This post was written by Michael de Vulpillieres, a member of the communications team at the American Red Cross Greater NY Region chapter. This past June, Michael traveled to Port-au-Prince to learn more about Red Cross programs in Haiti and to support the local Red Cross office. For more photos from Michael’s visit to Carrefour-Feuilles, click here.
Building supplies and construction equipment lined a newly-built road as I approached Campeche, one of the eight neighborhoods that comprises the community of Carrefour-Feuilles in western Port-au-Prince. It was about 7 a.m. and I was to spend the next few hours visiting one of the areas of the capital city most impacted by the 2010 earthquake.

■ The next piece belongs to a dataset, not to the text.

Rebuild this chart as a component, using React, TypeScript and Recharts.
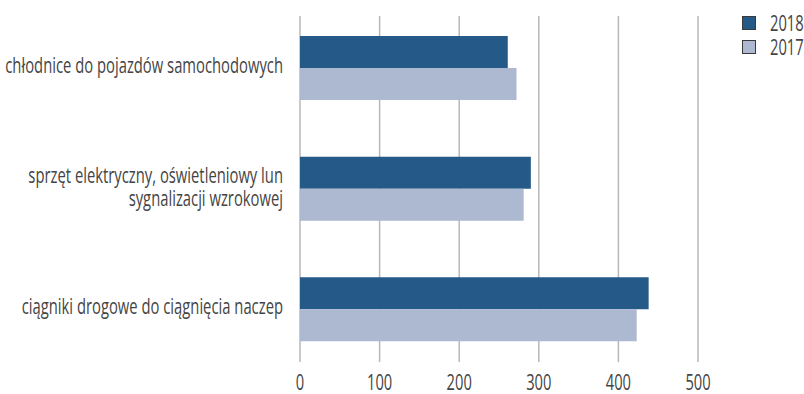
import { BarChart, Bar, XAxis, YAxis, CartesianGrid, Legend } from 'recharts'

const categories = [
  'chłodnice do pojazdów samochodowych',
  'sprzęt elektryczny, oświetleniowy lun\nsygnalizacji wzrokowej',
  'ciągniki drogowe do ciągnięcia naczep',
]
const values2018 = [261, 290, 438]
const values2017 = [272, 281, 423]
const xTicks = [0, 100, 200, 300, 400, 500]

const series = [
  { key: 'y2018', name: '2018', color: '#255a88' },
  { key: 'y2017', name: '2017', color: '#adb9d1' },
]

const data = categories.map((name, i) => ({
  name,
  y2018: values2018[i],
  y2017: values2017[i],
}))

const FONT = '"Open Sans", "Noto Sans", sans-serif'
const TEXT = '#444444'
const FS = 21
// no condensed face is installed, so squeeze the text horizontally
const SQ_LABEL = 0.705
const SQ_NUM = 0.7

const squeeze = (x: number, s: number) => `translate(${x},0) scale(${s},1) translate(${-x},0)`

const CategoryTick = (props: any) => {
  const { x, y, payload } = props
  const lines: string[] = String(payload.value).split('\n')
  const lh = 23
  const start = y - ((lines.length - 1) * lh) / 2 + (lines.length > 1 ? 1 : 0)
  return (
    <text
      x={x}
      y={start}
      textAnchor="end"
      fill={TEXT}
      fontSize={FS}
      fontFamily={FONT}
      transform={squeeze(x, SQ_LABEL)}
    >
      {lines.map((l, i) => (
        <tspan key={i} x={x} y={start + i * lh} dy="0.22em">
          {l}
        </tspan>
      ))}
    </text>
  )
}

const ValueTick = (props: any) => {
  const { x, y, payload } = props
  return (
    <text
      x={x}
      y={y}
      dy="0.71em"
      textAnchor="middle"
      fill={TEXT}
      fontSize={FS}
      fontFamily={FONT}
      transform={squeeze(x, SQ_NUM)}
    >
      {payload.value}
    </text>
  )
}

const LegendBox = () => (
  <div style={{ fontFamily: FONT, fontSize: FS, lineHeight: '24px', color: TEXT }}>
    {series.map((s) => (
      <div key={s.key} style={{ display: 'flex', alignItems: 'center', height: 24 }}>
        <span
          style={{
            display: 'inline-block',
            flexShrink: 0,
            boxSizing: 'border-box',
            width: 14,
            height: 14,
            background: s.color,
            border: '1px solid #3a3a3a',
            marginRight: 14,
          }}
        />
        <span
          style={{
            display: 'inline-block',
            whiteSpace: 'nowrap',
            transform: `scaleX(${SQ_NUM})`,
            transformOrigin: 'left center',
          }}
        >
          {s.name}
        </span>
      </div>
    ))}
  </div>
)

export default function App() {
  return (
    <div style={{ position: 'absolute', left: 0, top: 0, background: '#fff' }}>
      <BarChart
        width={804}
        height={394}
        data={data}
        layout="vertical"
        margin={{ top: 8, right: 106, bottom: 0, left: 0 }}
        barGap={0}
      >
        <CartesianGrid
          horizontal={false}
          stroke="#b8b8b8"
          strokeWidth={1.5}
          y={16}
          height={346}
        />
        <XAxis
          type="number"
          domain={[0, 500]}
          ticks={xTicks}
          axisLine={false}
          tickLine={false}
          tickSize={0}
          tickMargin={5}
          height={24}
          tick={<ValueTick />}
        />
        <YAxis
          type="category"
          dataKey="name"
          width={300}
          axisLine={false}
          tickLine={false}
          tickSize={0}
          tickMargin={17}
          interval={0}
          tick={<CategoryTick />}
        />
        <Legend
          layout="vertical"
          verticalAlign="middle"
          align="center"
          content={<LegendBox />}
          wrapperStyle={{ position: 'absolute', left: 742, top: 11, width: 62 }}
        />
        {series.map((s) => (
          <Bar
            key={s.key}
            dataKey={s.key}
            name={s.name}
            fill={s.color}
            barSize={32}
            isAnimationActive={false}
          />
        ))}
      </BarChart>
    </div>
  )
}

My tour began in the narrow walkways of Campeche, accompanied my local colleagues proudly donning their Red Cross shirts. Area residents waved and smiled at us as my guides showed me around, pointing out countless projects along the way made possible by the American Red Cross and the partners we fund—retaining walls, latrines, repaired homes, foot paths, drainage systems, bridges, water points, schools and street lamps, just to name a few. Along with this work, my colleagues also indicated where new constriction financed by the American Red Cross—a health center, public squares, a soccer field, marketplaces and more water points—will soon break ground.
This infrastructure is critical in establishing a more functional and resilient community, in part because this poor area of Port-au-Prince was in desperate need of it even before the quake. Less than 40 years ago, this hill flanked by two steep ravines was sparsely populated. But the 1970s and 80s saw the population in Campeche and other parts of Carrefour-Feuilles skyrocket with a large influx of relatively poor residents moving here and building mostly makeshift homes. A fragile infrastructure barely followed suit and the zone quickly became one of the most densely populated and disaster-prone areas of Port-au-Prince.
So when the 7.0 magnitude earthquake struck on January 12, 2010, Campeche along with the rest of Carrefour-Feuilles was devastated. That’s why the American Red Cross and other groups designated this area as a priority zone for infrastructure and other community revitalization projects.
Today, local residents are leading the rebuilding effort here, with the help of organizations like the American Red Cross. The impact of such community improvement projects is obvious, but beneath the surface, beyond the bricks and mortar, Red Cross-funded youth, community preparedness, health and livelihoods programs are leaving their mark as well.
I spent the remainder of my morning with Achile, the manager of American Red Cross livelihoods programs in Carrefour-Feuilles. For two hours, he introduced me to half a dozen recipients of small business financing programs and village savings and loan associations (VSLA) made possible with American Red Cross support.
One of the individuals I met was Jeanneus Verdier, who joined a VSLA group in Campeche a year ago. As part of the group, neighbors pool their money over a nine month period and during this process provide loans to fellow members when needed for a small fee. Red Cross-funded partners empowered these groups with the training and other tools to make this lending possible. Verdier runs a local school and has used the money from two different loans to purchase cement for school repairs. He told me that without the loans, these improvements would not have been made. Verdier has since renewed his participation in the program.
My visit ended around noon, outside of Campeche in Post-au-Prince’s city center. Across a busy street from the national soccer stadium was the La Rencontre Restaurant, owned and operated for the last eight months by a young Campeche resident, Frantz Volma. After losing his job in 2013, Volma turned to an organization financed by the American Red Cross for a small-business loan to open his own restaurant. Today, the restaurant does brisk business; the best-selling item on the menu, “Poulet National,” the national chicken and rice dish of Haiti. As Vomar tells me with sense of relief on his face, “I don’t know where I would be without this loan.”